Наконец на горизонте показался остров Гриффит. Покрыв еще 25 миль мы подошли к острову, а затем, с трудом волоча сани по уже начавшему таять снегу, 12 июня добрались до наших кораблей, пройдя за 58 дней 500 миль по прямой.
Лед вокруг кораблей был залит водой от тающего снега, причем в некоторых местах ее глубина достигала четырех футов. Вода уже быстро растекалась во всех направлениях, когда наконец появились сани отсутствовавшего ровно 80 дней лейтенанта Мак-Клинтока — «Персивиренс». Он побывал в Уинтер-Харборе на острове Мелвилл и посетил все места, известные отряду Парри, но никаких следов Франклина не обнаружил. Мак-Клинток захватил с собой убедительные доказательства поразительного изобилия животного мира в этом отдаленном районе — кожи и головы мускусных быков. Мясо этих животных позволило ему доставить свой отряд на корабли в прекрасном состоянии.

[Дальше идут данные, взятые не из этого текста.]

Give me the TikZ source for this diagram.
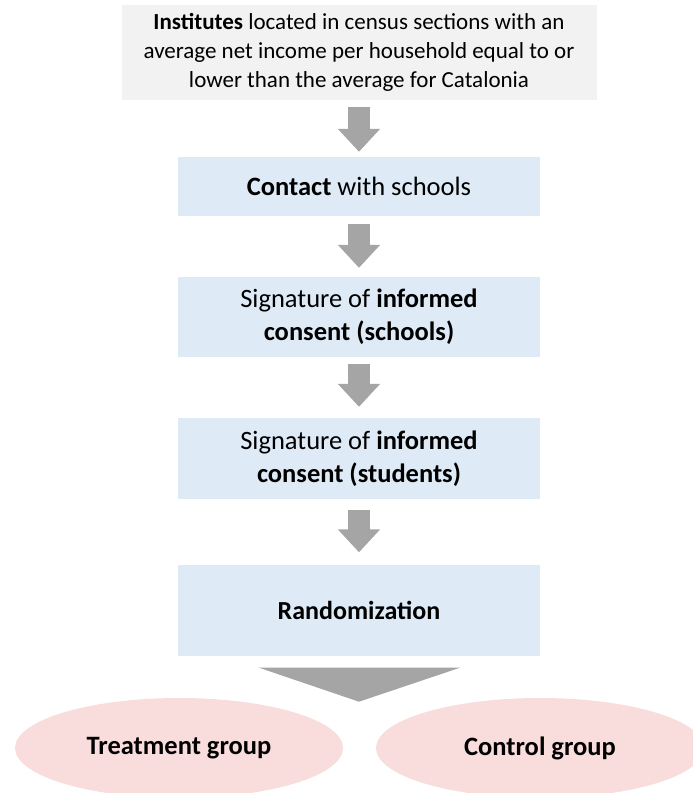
\documentclass[tikz,border=0pt]{standalone}
\usepackage{fontspec}
\setmainfont{Carlito}
\usetikzlibrary{positioning,calc,arrows.meta,shapes.geometric}
\definecolor{boxblue}{HTML}{DEEAF6}
\definecolor{boxgray}{HTML}{F2F2F2}
\definecolor{arrowgray}{HTML}{A5A5A5}
\definecolor{grouppink}{HTML}{F9DCDC}

\begin{document}
\begin{tikzpicture}[x=1pt,y=1pt,
	stepbox/.style={fill=boxblue,minimum width=362pt,align=center,font=\fontsize{26.5}{33}\selectfont},
	groupnode/.style={ellipse,fill=grouppink,minimum width=328pt,minimum height=100pt,font=\fontsize{26.5}{30}\selectfont\bfseries},
	blockarrow/.style={arrowgray,line width=22pt,-{Triangle[length=23pt,width=41pt]}}]
	\useasboundingbox (0,0) rectangle (693,-793);
	\node[fill=boxgray,minimum width=475pt,minimum height=95pt,align=center,font=\fontsize{23}{29}\selectfont] (inst) at (359,-52.5)
		{\textbf{Institutes} located in census sections with an\\average net income per household equal to or\\lower than the average for Catalonia};
	\node[stepbox,minimum height=59pt] (contact) at (359,-186.5) {\textbf{Contact} with schools};
	\node[stepbox,minimum height=80pt] (schools) at (359,-317) {Signature of \textbf{informed}\\\textbf{consent (schools)}};
	\node[stepbox,minimum height=81pt] (students) at (359,-458.5) {Signature of \textbf{informed}\\\textbf{consent (students)}};
	\node[stepbox,minimum height=91pt,font=\fontsize{26}{33}\selectfont\bfseries] (rand) at (359,-610) {Randomization};
	\node[groupnode] (treat) at (179,-748) {Treatment group};
	\node[groupnode] (ctrl) at (540,-748) {Control group};
	\draw[blockarrow,shorten <=7pt,shorten >=5pt] (inst) -- (contact);
	\draw[blockarrow,shorten <=8pt,shorten >=9pt] (contact) -- (schools);
	\draw[blockarrow,shorten <=7pt,shorten >=11pt] (schools) -- (students);
	\draw[blockarrow,shorten <=11pt,shorten >=12pt] (students) -- (rand);
	% wide split arrow
	\fill[arrowgray] ($(rand.south)+(-100,-12)$) -- ($(rand.south)+(101,-12)$) -- ($(rand.south)+(0,-46)$) -- cycle;
\end{tikzpicture}
\end{document}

Лейтенанту Мак-Клинтоку по праву принадлежало первенство. За 80 дней он прошел 800 миль, и мы от всего сердца поздравили его с успехом.
Все восточные поисковые группы вернулись в свои английские порты летом 1851 года, ничего не сделав для разгадки тайны исчезновения Франклина, кроме того, что нашли место его зимовки на острове Бичи. Однако на западе Коллинсон и Мак-Клур остались зимовать во льдах и добились некоторых примечательных результатов.
Продвигаясь к югу и востоку, Коллинсон прошел по проливам между материком и прибрежными островами до самого залива Кембридж. Ему не хватило нескольких сотен миль, чтобы доказать наличие Северо-западного прохода в этих более южных водах. После трех зимовок во льдах Коллинсону удалось наконец выйти на чистую воду и направиться на запад, домой.
Тем временем Мак-Клур продвигался дальше на север, следуя проливом Принца Уэльского (между островами Банкс и Виктория), пока его не остановили льды у самого пролива Мелвилл. Здесь его корабль «Инвестигейтор» попал в ледовый плен, как и «Виктория Росса, оказавшийся в гибельных тисках гавани Виктории. Убедившись, что ему не удастся освободить свой корабль изо льдов, Мак-Клур весной 1852 года предпринял санный поход, решившись на эту отчаянную попытку в надежде получить помощь. Он добрался до Уинтер-Харбора на острове Мелвилл (этот остров впервые достигли суда Парри в 1819 году с востока и вторично посетил Мак-Клинток на санях в 1851 году), но никаких следов людей там не обнаружил. Мак-Клур не знал, что вся восточная армада уже возвратилась в Англию, и это помогло ему сохранить душевное спокойствие. Но если Мак-Клур и не нашел помощи, у него по крайней мере было то слабое утешение, что он установил существование Северо-западного прохода, правда постоянно забитого льдами и непроходимого для судов того времени. Оставив записку в Уинтер-Харборе, Мак-Клур вернулся на корабль и провел еще одну зиму во льдах со своим страдавшим от цинги экипажем. Все они, несомненно, погибли бы на следующий год, если бы не нашли записку, оставленную капитаном в Уинтер-Харборе.
Так завершился самый грозный единовременный штурм, которому когда-либо подвергались арктические льды. Моряки получили много сведений — об Арктическом архипелаге, но ничего не узнали о судьбе Франклина. Основная причина этой неудачи заключалась в том, что адмиралтейство с необъяснимым тупоумием отказывалось принять во внимание свои первоначальные приказания Франклину. Распорядившись, чтобы тот искал проход к югу от пролива Ланкастер, адмиралтейство затем приказало поисковым экспедициям сосредоточить свою деятельность в самом этом проливе и в водах к северу от него. Нелепые инструкции адмиралтейства в сочетании с тяжелыми ледовыми условиями 1850 года, помешавшими спасательным судам пройти дальше острова Корнуоллис, фактически предрешили провал экспедиции.